Shootingatpigeons Sun 02-Feb-14 10:56:57

Oh and were you unaware of the recent banning of a choir that was due to perform at the school because of the homosexuality of the choirmaster, and that they also withdrew from an event that was indirectly raising funds for the Terrence Higgins Trust? I am sorry I am hazy on the details but these are examples where DDs friends were less than impressed by the schools actions.

tess73 Sun 02-Feb-14 11:01:34

no I didn't... really? I guess I was there 20 years ago! I honestly can say I never heard any homophobic discussions there, though abortion seen as wrong, black and white.
As for partying, I had GREAT sixth form years! Uni was tame in comparison.

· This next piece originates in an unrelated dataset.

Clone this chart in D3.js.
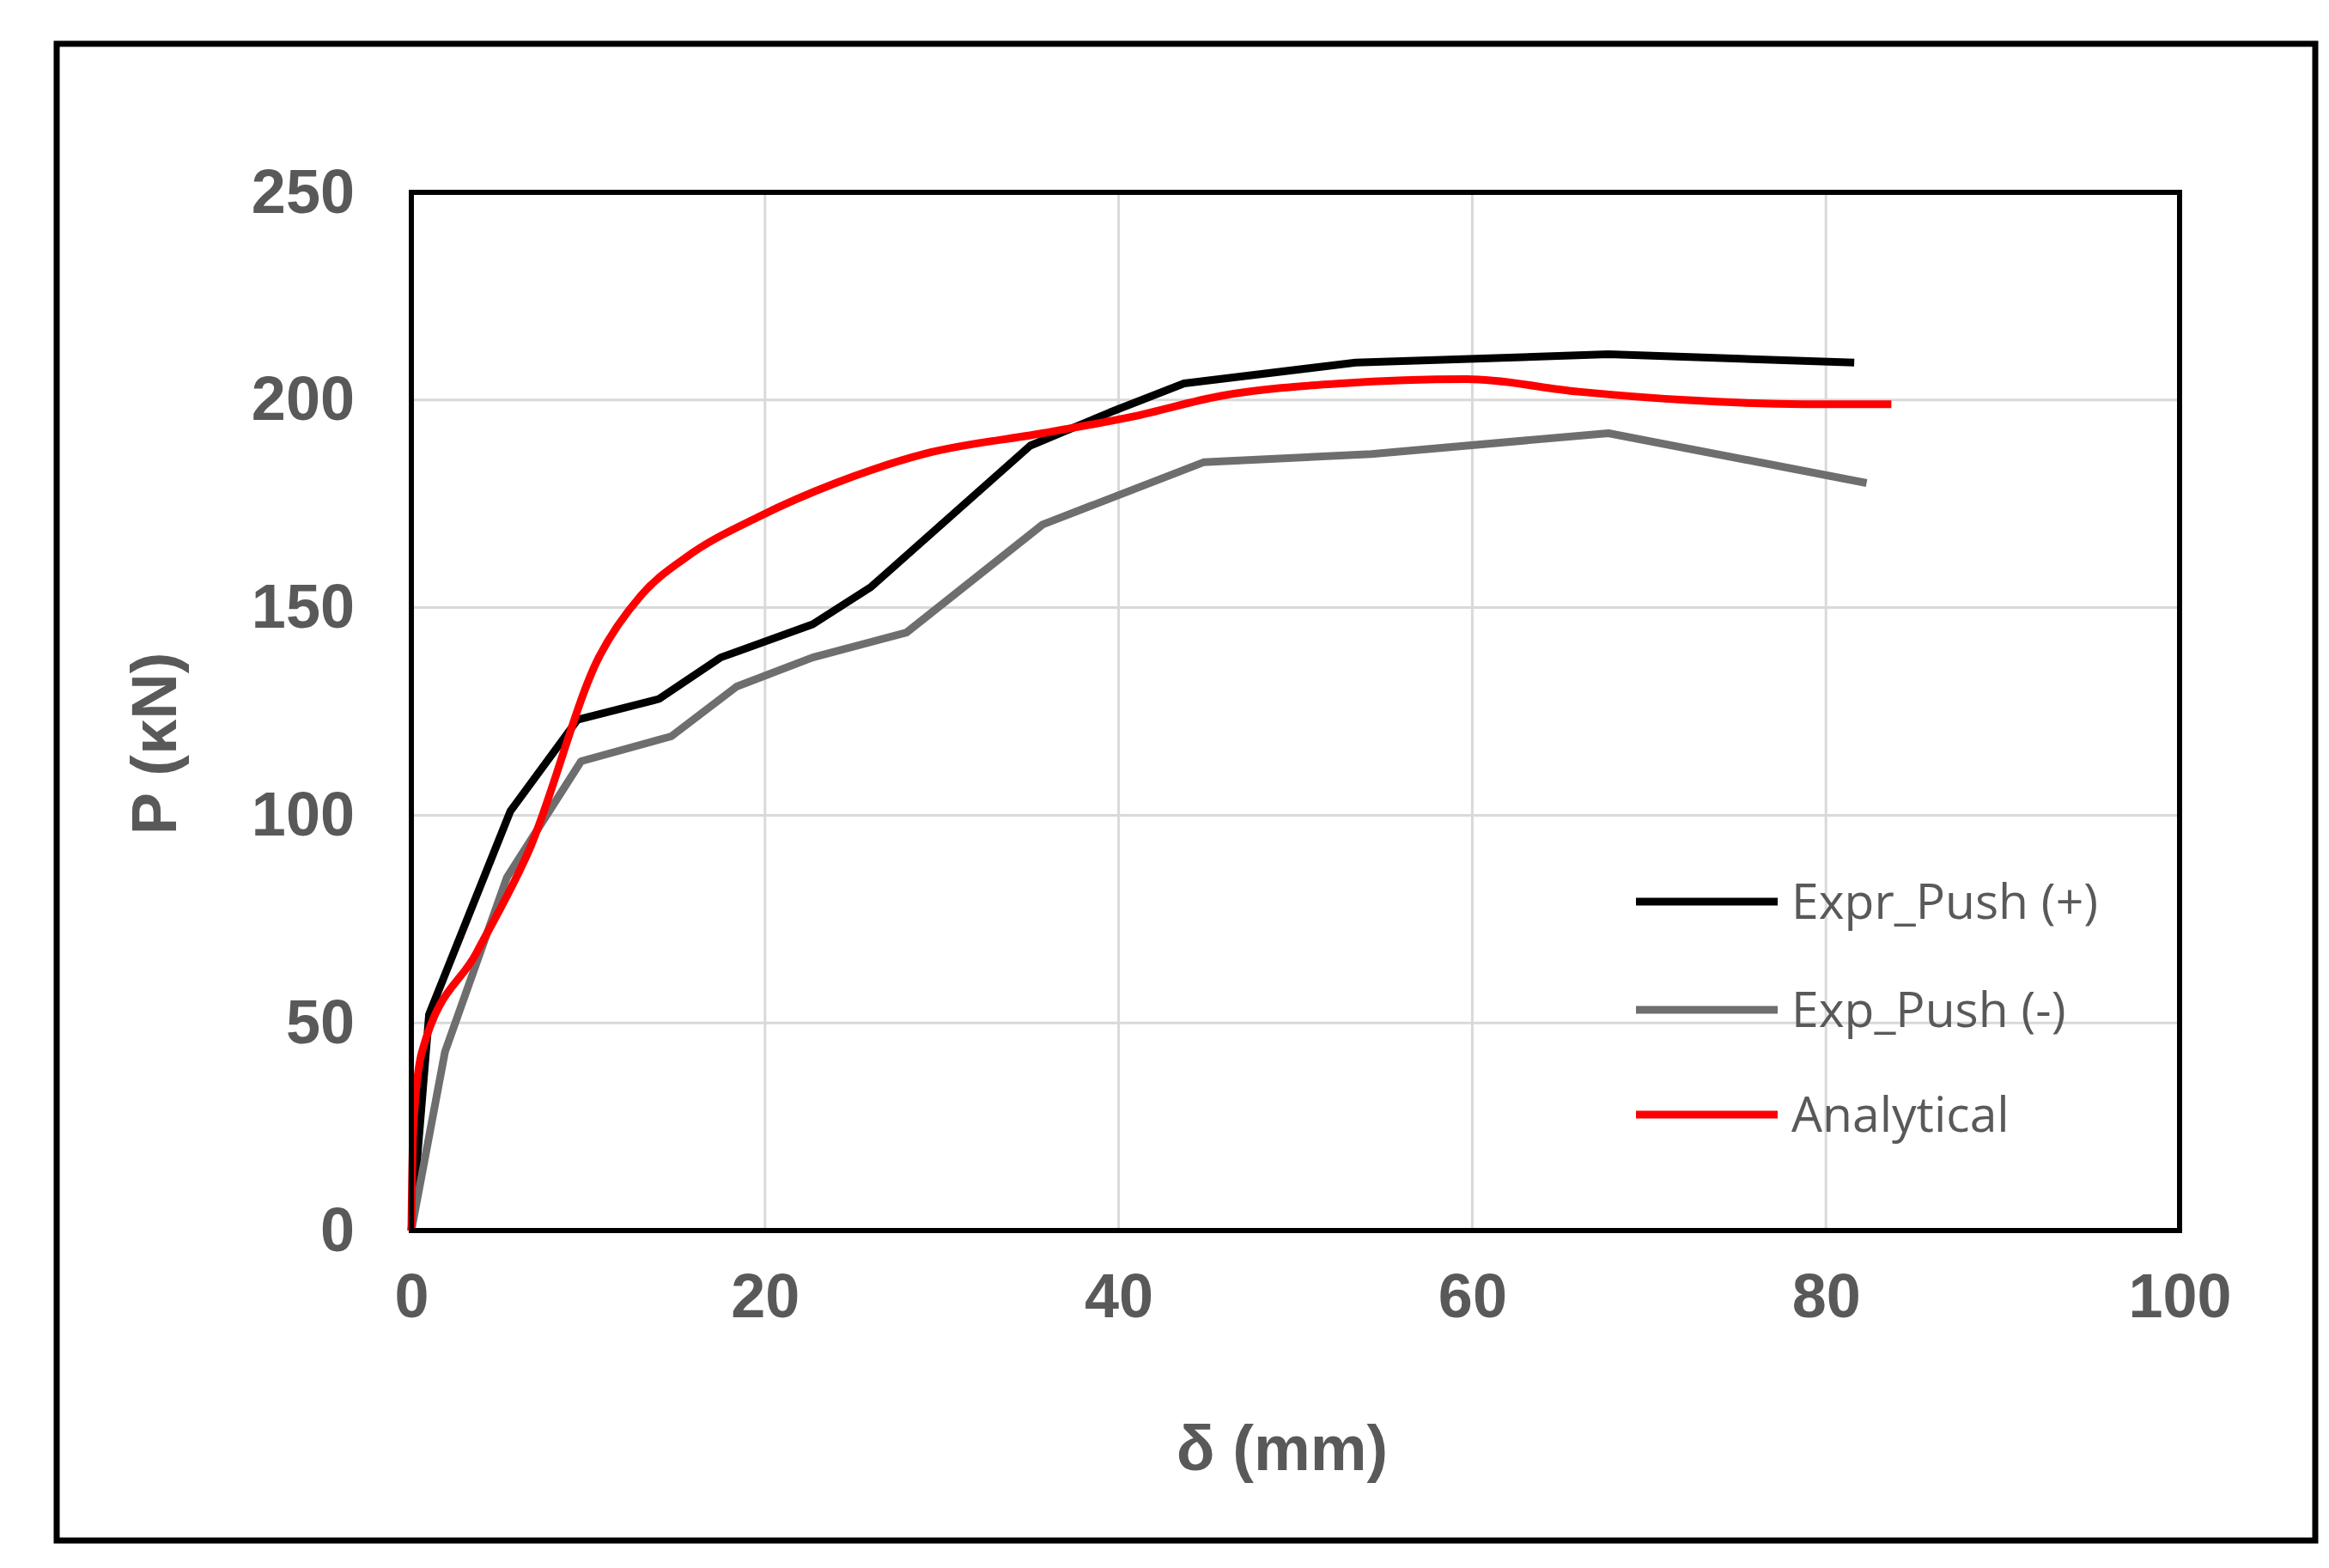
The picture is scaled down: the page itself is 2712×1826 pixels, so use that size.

Shootingatpigeons Sun 02-Feb-14 11:26:13

I googled and found this. As I say I have only heard it via the boys www.pinknews.co.uk/2007/11/13/catholic-school-in-unholy-row-after-ditching-gay-charity/

tess73 Sun 02-Feb-14 11:35:47

they were originally planning to support it, then they weren't... all sounds confusing to me. The fact they originally were doing a 1st December World Aids day concert doesn't sound like out and out homophobia to me but some kind of political reason or external pressure (from the Brompton Oratory Church, probably). Which I am not saying is right, but doesn't sound like the school is out and out homophobic or they wouldn't have even been doing it in the first place.

Shootingatpigeons Sun 02-Feb-14 13:48:00

tess not arguing about the whys and wherefores just highlighting that the pupils do moan about what they regards as unacceptable attitudes on some issues like homosexuality and abortion. My amusement is at the fact that anyone would think teenagers would ever not challenge authority in whatever form it takes grin

Anyway I have never heard any suggestion that St George's manifests any such attitudes. I know of a DS who was openly gay there and was supported by pupils and staff, albeit with some amusement that the Head seemed oblivious.